Every first novel is about a writer’s past, especially if it’s set on Venus. It’s the second book that points toward a career. In first novels – whether the writer knows it or not – prose functions like a self-portrait. Forget readers; what’s important is: owning up. If you’re lucky (forgetting sales, forgetting success of any material kind), you make peace with yourself. In Lovely By Surprise, a virgin novelist writes about two brothers who skipper a landlocked boat. If the brothers seem troubled, first-novel logic says: look to the author. This is a movie where fantasy-trappings are used to catch real guilt.
Marian (Carrie Preston) has a problem: she doesn’t know what happens next. She’s a writer, but her imagination is stuck. Her mentor (Austin Pendleton) thinks her novel needs tragedy. Marian seems to feel even fictional tragedy like a knife. But her mentor persists: kill somebody! Marion’s novel only has two brothers, so one of them has to go. Filled with guilt, and doubt, and good-intentions, Marian tries to write a death scene, but her doomed character escapes. He flees (so it appears) into the real the world, where he meets a car salesman. The car salesman and his daughter are drowning in grief. Perhaps a fictional person can save them. Meantime, Marian searches for her truant creation, blaming herself for his loss.
The key to Carrie Preston’s performance is that, even when she’s happy, you’re worried about her. Maybe it’s the book her character is writing: there are so few people in it. When a writer excludes the world to such an extent, the suspicious mind thinks: something must have happened. It’s to Preston’s credit that you feel the warmth of her character alongside the quirks. Her job in the movie is to let us know the stakes. When she wavers, so does everybody. In a scene where she talks to her father on the phone – and we realise: he’s dead – Preston comes apart like a flare dissipating, leaving us wiser about her and deeply concerned.
Reg Rogers plays a car salesman who speaks with such forgiveness you know he’s at the end of his rope. Only men who are beaten look so tenderly on life. Rogers has a great scene where he talks a man into and then out of buying a car. He loves people too much to be a salesman. His crisis (besides his career) stems from a death in the family. His wife has drowned, leaving him a single parent to a mute daughter. When a man escaped from a novel comes into Rogers’ life, he treats it as a blessing. It turns out: this man can help his daughter speak. Whether the man from the novel is real or not isn’t half as important as what the little girl says.
The most striking image in the movie is a girl standing on a diving board. She’s come back to where one of her parents died. Framed from behind, the girl is like a compass needle, pointed straight at her father. He stands to one side, unsure why she’s brought him back to this place. Perhaps he’s thinking of Raymond Chandler’s line: “Nothing is emptier than an empty swimming pool”. The movie doesn’t over-play this image of the little girl, but when the ending comes – and Marian is stood pool-side – it’s worth keeping in mind that Marian’s father is dead. The car salesman may never meet the writer, but that doesn’t mean they’re unrelated.

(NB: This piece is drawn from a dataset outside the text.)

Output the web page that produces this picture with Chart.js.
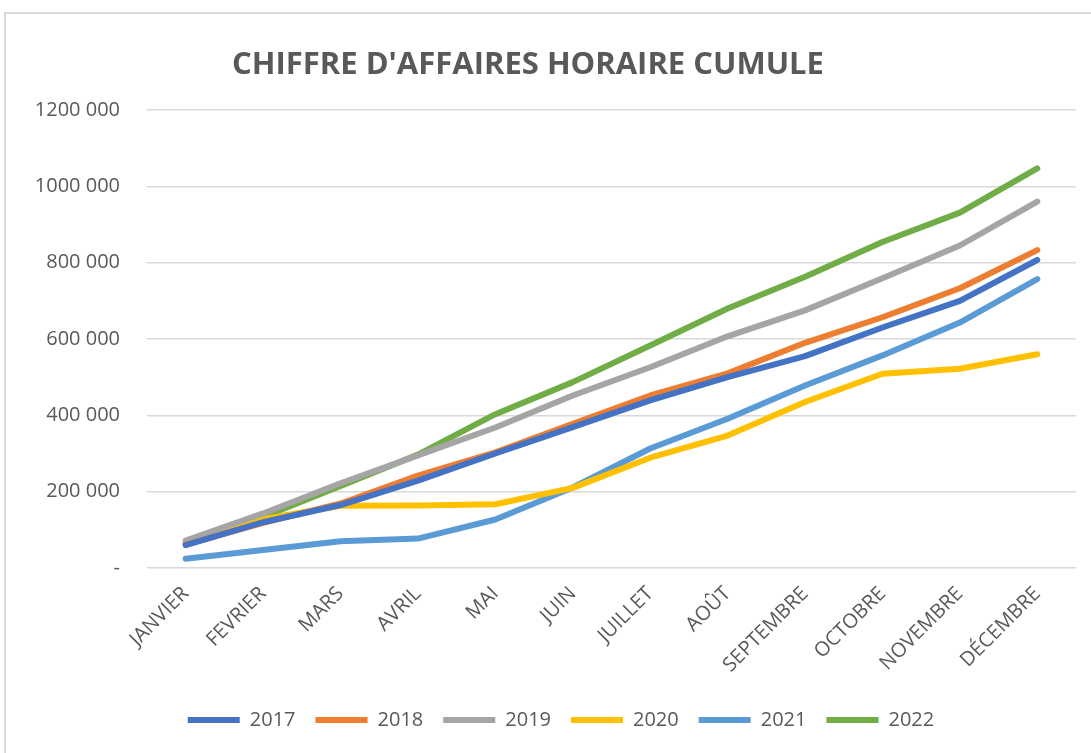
<!DOCTYPE html>
<html lang="fr">
<head>
<meta charset="utf-8">
<title>Chiffre d'affaires horaire cumulé</title>
<script src="https://cdn.jsdelivr.net/npm/chart.js@4/dist/chart.umd.min.js"></script>
<style>
  html, body { margin: 0; padding: 0; background: #fff; }
  #frame {
    position: absolute; left: 4px; top: 12px; width: 1200px; height: 800px;
    border: 2px solid #d9d9d9; box-sizing: border-box;
  }
  #wrap { position: absolute; left: 0; top: 0; width: 1091px; height: 753px; }
</style>
</head>
<body>
<div id="frame"></div>
<div id="wrap"><canvas id="line_chart"></canvas></div>
<script>
"use strict";

/*--------------------------------------
    data
--------------------------------------*/

var months = ["JANVIER", "FEVRIER", "MARS", "AVRIL", "MAI", "JUIN", "JUILLET", "AOÛT", "SEPTEMBRE", "OCTOBRE", "NOVEMBRE", "DÉCEMBRE"];

var ca2017 = [60000, 120000, 165000, 229000, 300000, 369000, 439000, 500000, 555000, 630000, 700000, 807000];
var ca2018 = [61000, 118000, 169000, 242000, 303000, 378000, 452000, 510000, 590000, 657000, 733000, 833000];
var ca2019 = [72000, 143000, 222000, 295000, 368000, 452000, 526000, 607000, 675000, 759000, 845000, 960000];
var ca2020 = [64000, 128000, 163000, 164000, 167000, 210000, 289000, 347000, 435000, 509000, 522000, 560000];
var ca2021 = [24000, 47000, 70000, 77000, 127000, 211000, 313000, 391000, 478000, 557000, 643000, 757000];
var ca2022 = [64000, 134000, 215000, 297000, 403000, 487000, 583000, 680000, 763000, 854000, 931000, 1047000];

var yTicks = [0, 200000, 400000, 600000, 800000, 1000000, 1200000];
var yTickLabels = ["-", "200 000", "400 000", "600 000", "800 000", "1000 000", "1200 000"];

var chartTitle = "CHIFFRE D'AFFAIRES HORAIRE CUMULE";

/*--------------------------------------
    chart js
--------------------------------------*/

var FONT = '"Open Sans", "Liberation Sans", sans-serif';
var GREY_TEXT = '#595959';

function serie(label, data, color) {
  return {
    label: label,
    data: data,
    borderColor: color,
    backgroundColor: color,
    borderWidth: 6,
    borderCapStyle: 'round',
    borderJoinStyle: 'round',
    pointRadius: 0,
    pointHoverRadius: 0,
    tension: 0,
    fill: false
  };
}

// title drawn by hand, Excel puts it off the plot centre
// legend is nudged right the same way
var excelLook = {
  id: 'excelLook',
  afterLayout: function (chart) {
    chart.legend.left += 23;
    chart.legend.right += 23;
  },
  afterDraw: function (chart) {
    var ctx = chart.ctx;
    ctx.save();
    ctx.font = 'bold 31px ' + FONT;
    ctx.fillStyle = GREY_TEXT;
    ctx.textAlign = 'center';
    ctx.textBaseline = 'middle';
    ctx.fillText(chartTitle, 528, 65);
    ctx.restore();
  }
};

new Chart(document.getElementById('line_chart').getContext('2d'), {
  type: 'line',
  data: {
    labels: months,
    datasets: [
      serie('2017', ca2017, '#4472C4'),
      serie('2018', ca2018, '#ED7D31'),
      serie('2019', ca2019, '#A5A5A5'),
      serie('2020', ca2020, '#FFC000'),
      serie('2021', ca2021, '#5B9BD5'),
      serie('2022', ca2022, '#70AD47')
    ]
  },
  options: {
    responsive: true,
    maintainAspectRatio: false,
    animation: false,
    layout: { padding: { top: 110, right: 15, bottom: 13, left: 0 } },
    plugins: {
      title: { display: false },
      tooltip: { enabled: false },
      legend: {
        position: 'bottom',
        labels: {
          usePointStyle: true,
          pointStyle: 'line',
          pointStyleWidth: 52,
          boxHeight: 6,
          padding: 20,
          color: GREY_TEXT,
          font: { family: FONT, size: 20 }
        }
      }
    },
    scales: {
      x: {
        offset: true,
        grid: { display: false, drawTicks: false },
        border: { display: false },
        ticks: {
          color: GREY_TEXT,
          font: { family: FONT, size: 20 },
          maxRotation: 45,
          minRotation: 45,
          autoSkip: false,
          padding: 14
        },
        afterFit: function (scale) { scale.height = 122; }
      },
      y: {
        min: 0,
        max: 1200000,
        grid: { color: '#d9d9d9', lineWidth: 1.5, drawTicks: false },
        border: { display: false },
        afterBuildTicks: function (scale) {
          scale.ticks = yTicks.map(function (v) { return { value: v }; });
        },
        ticks: {
          color: GREY_TEXT,
          font: { family: FONT, size: 20 },
          padding: 27,
          callback: function (value) {
            var i = yTicks.indexOf(value);
            return i >= 0 ? yTickLabels[i] : '';
          }
        },
        afterFit: function (scale) { scale.width = 147; }
      }
    }
  },
  plugins: [excelLook]
});
</script>
</body>
</html>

People write to edit life. Some people take out the bad parts; some people take out the good. Bad editing is when you leave too much of either. In Lovely By Surprise, a writer wants personal tragedy expunged. The movie is about the fine line between creativity and self-evasion. Every writer needs to draw on slightly exaggerated hopes. But when you don’t know what your story is about – when you don’t even know your story is about you – as a writer, you’re drowning. First novels are about recognising what shapes your writing. For Marian, that means going back to the pool.